● **Task prompt**:
In the listing below, locate the lines that hold the string "this". Copy those lines.
** Begin Given information **
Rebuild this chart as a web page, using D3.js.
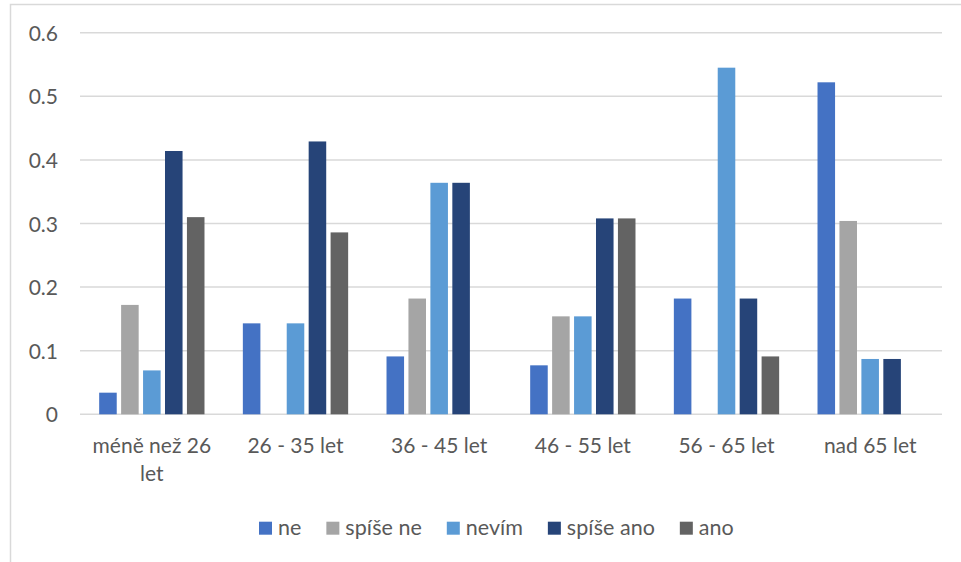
<!DOCTYPE html>
<html>
<head>
<meta charset="utf-8">
<script src="https://cdn.jsdelivr.net/npm/d3@7"></script>
<style>
  body { margin: 0; background: #fff; }
  text { font-family: Lato, "Open Sans", sans-serif; fill: #595959; }
</style>
</head>
<body>
<div id="chart"></div>
<script>
// categories and series
var categories = ["méně než 26 let", "26 - 35 let", "36 - 45 let", "46 - 55 let", "56 - 65 let", "nad 65 let"];
var seriesNames = ["ne", "spíše ne", "nevím", "spíše ano", "ano"];
var colors = ["#4472C4", "#A5A5A5", "#5B9BD5", "#264478", "#636363"];

var ne       = [0.034, 0.143, 0.091, 0.077, 0.182, 0.522];
var spiseNe  = [0.172, 0,     0.182, 0.154, 0,     0.304];
var nevim    = [0.069, 0.143, 0.364, 0.154, 0.545, 0.087];
var spiseAno = [0.414, 0.429, 0.364, 0.308, 0.182, 0.087];
var ano      = [0.310, 0.286, 0,     0.308, 0.091, 0];

var yTicks = [0, 0.1, 0.2, 0.3, 0.4, 0.5, 0.6];

var allSeries = [ne, spiseNe, nevim, spiseAno, ano];

var width = 961, height = 562;

var svg = d3.select("#chart")
    .append("svg")
    .attr("width", width)
    .attr("height", height);

// chart border (only top and left are visible in the shot)
svg.append("rect")
    .attr("x", 10.5)
    .attr("y", 4.5)
    .attr("width", 1000)
    .attr("height", 600)
    .attr("fill", "none")
    .attr("stroke", "#D9D9D9")
    .attr("stroke-width", 1.5);

var x0 = d3.scaleBand()
    .domain(categories)
    .range([80, 942])
    .paddingInner(0.267)
    .paddingOuter(0.1335);

var x1 = d3.scaleBand()
    .domain(seriesNames)
    .range([0, x0.bandwidth()])
    .paddingInner(0.2);

var y = d3.scaleLinear()
    .domain([0, 0.6])
    .range([414.3, 32.7]);

// gridlines
svg.append("g")
    .selectAll("line")
    .data(yTicks)
    .enter()
    .append("line")
    .attr("x1", 80)
    .attr("x2", 942)
    .attr("y1", function(d) { return y(d); })
    .attr("y2", function(d) { return y(d); })
    .attr("stroke", "#D9D9D9")
    .attr("stroke-width", 1.5);

// y labels
var yAxis = d3.axisLeft(y)
    .tickValues(yTicks)
    .tickSize(0)
    .tickPadding(0)
    .tickFormat(function(d) { return d === 0 ? "0" : d3.format(".1f")(d); });

var yg = svg.append("g")
    .attr("transform", "translate(58,0)")
    .call(yAxis);
yg.select(".domain").remove();
yg.selectAll("text")
    .attr("font-family", null)
    .style("font-size", "21px")
    .attr("dy", "0.36em");

// bars
var groups = svg.append("g")
    .selectAll("g")
    .data(categories)
    .enter()
    .append("g")
    .attr("transform", function(d) { return "translate(" + x0(d) + ",0)"; });

groups.selectAll("rect")
    .data(function(d, ci) {
        return seriesNames.map(function(s, si) {
            return { series: s, value: allSeries[si][ci], color: colors[si] };
        });
    })
    .enter()
    .filter(function(d) { return d.value > 0; })
    .append("rect")
    .attr("x", function(d) { return x1(d.series); })
    .attr("width", x1.bandwidth())
    .attr("y", function(d) { return y(d.value); })
    .attr("height", function(d) { return y(0) - y(d.value); })
    .attr("fill", function(d) { return d.color; });

// category labels with wrapping
var xAxis = d3.axisBottom(x0).tickSize(0).tickPadding(0);
var xg = svg.append("g")
    .attr("transform", "translate(0," + 414.3 + ")")
    .call(xAxis);
xg.select(".domain").remove();
xg.selectAll("text")
    .attr("font-family", null)
    .style("font-size", "21px")
    .attr("y", 39)
    .attr("dy", null)
    .call(wrap, 136);

function wrap(texts, maxW) {
    texts.each(function() {
        var text = d3.select(this);
        var words = text.text().split(" ");
        text.text(null);
        var line = [];
        var tspan = text.append("tspan").attr("x", 0).attr("dy", 0);
        words.forEach(function(w) {
            line.push(w);
            tspan.text(line.join(" "));
            if (tspan.node().getComputedTextLength() > maxW && line.length > 1) {
                line.pop();
                tspan.text(line.join(" "));
                line = [w];
                tspan = text.append("tspan").attr("x", 0).attr("dy", 28).text(w);
            }
        });
    });
}

// legend
var legend = svg.append("g").attr("transform", "translate(259,0)");
var lx = 0;
seriesNames.forEach(function(s, i) {
    var item = legend.append("g").attr("transform", "translate(" + lx + ",0)");
    item.append("rect")
        .attr("x", 0)
        .attr("y", 521.7)
        .attr("width", 13)
        .attr("height", 13)
        .attr("fill", colors[i]);
    var t = item.append("text")
        .attr("x", 19)
        .attr("y", 535)
        .style("font-size", "21.5px")
        .text(s);
    lx += 19 + t.node().getComputedTextLength() + 25;
});
</script>
</body>
</html>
** End Given information **
● **Result**:
Rebuild this chart as a web page, using D3.js.
        var text = d3.select(this);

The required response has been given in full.